January 23 2013
As Secretary of State Hillary Clinton goes to the Hill today to be asked questions about the terrorist attack in Benghazi, it is worth noting that her popularity is skyrocketing.
The Washington Post reports:
Fully 67 percent of all Americans in a new Washington Post-ABC News poll now express favorable views of the outgoing secretary of state, a record high in the survey for Clinton, albeit by a single percentage point. By contrast, just 19 percent of people said they approved of the way Congress was doing its job in a Post-ABC poll released last week….
Clinton’s popularity not only dwarfs those of congressional Republicans but are also significantly stronger than those of Vice President Joe Biden, who, like Clinton, is mentioned as a possible 2016 Democratic presidential candidate.
While Mrs. Clinton has had health problems that prevented her from testifying about Benghazi, she has also quite obviously stonewalled on answering questions about something of great significance that happened on her watch: a terrorist attack that took four American lives, including our ambassador, the first U.S. ambassador killed on the job since 1979.
Since the Benghazi attack on September 11, 2012, three more Americans have died in a terrorist siege of a gas plant in Algeria. There are indications that some of the same actors were involved in both attacks and that the weapons used in Algeria came from Libya.
Mrs. Clinton standing by the coffins of those slain in Libya, blaming their deaths on an obscure video, which intelligence officials knew not to have been the cause, is for me an indelible image. And yet her approval rating hovers near 70 percent!
Ed Morrisey comments on the Post story on her popularity:
The Washington Post frames this as a contest between a wildly popular potential presidential candidate and a decidedly unpopular Congress, but that’s not the real showdown coming on Capitol Hill today. It’s going to be the battle between the popular hazy image of Hillary Clinton as the leading American woman in politics, and the reality of her bungled tenure at State as she gets pressed on the details of Benghazi and the assumptions of the Arab Spring that play into it.
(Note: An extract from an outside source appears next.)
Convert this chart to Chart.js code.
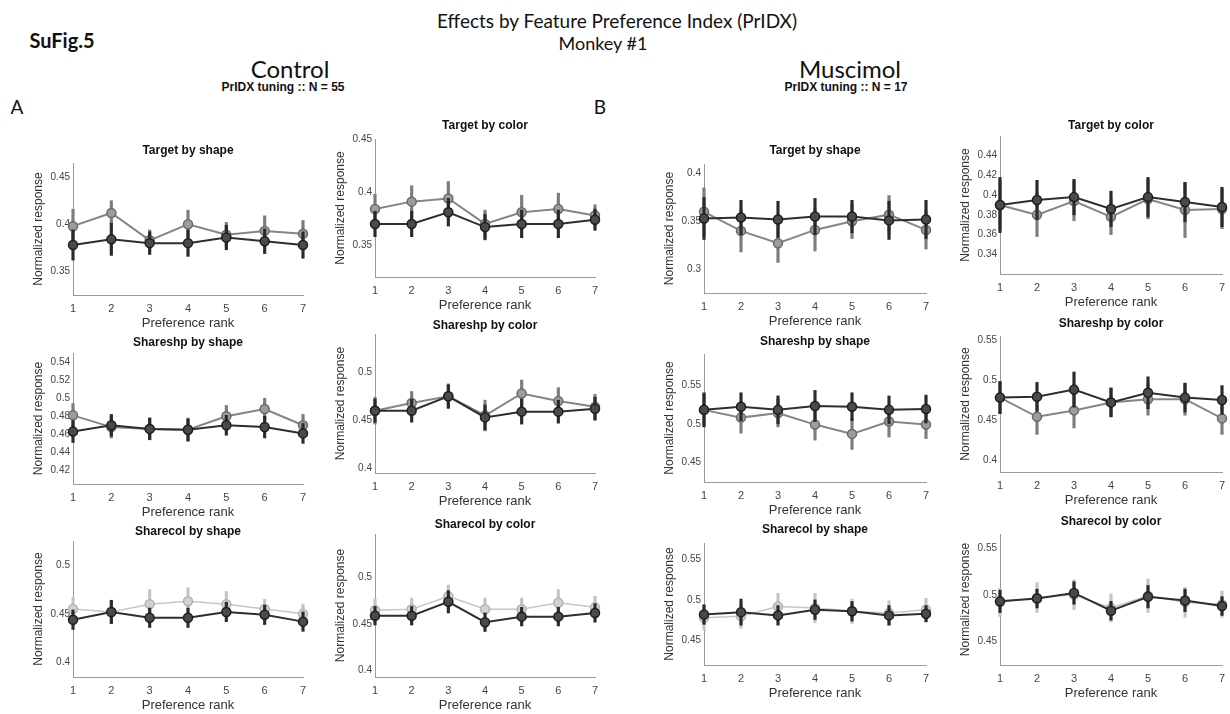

Morrissey calls our attention to a tweet by CBS News reporter Sharyl Attkisson, who reminds us that Mrs. Clinton’s State Department has refused to cooperate with Freedom of Information requests aimed at finding out what went down in Benghazi.
Somebody—I can’t remember who—did a piece recently on the longwinded questions reporters ask. Often these questions actually give the person being questioned a way to wiggle out of answering. Shorter questions, without so much framing, might actually put the person in a position of having to answer or be caught not answering.
I am hoping that the people who have an opportunity to question Mrs. Clinton today will go for Just the Facts, Ma’am. Be quick, don't ramble, and don't give her an out. I hope she will be asked the question I most want to know: What was the president doing that night as the crisis unfolded? Was he in the situation room? What time did he go to bed? She could say she didn’t know, but we know that she did. Like to ask the same questions regarding her activity that night. But the president's actions matter more.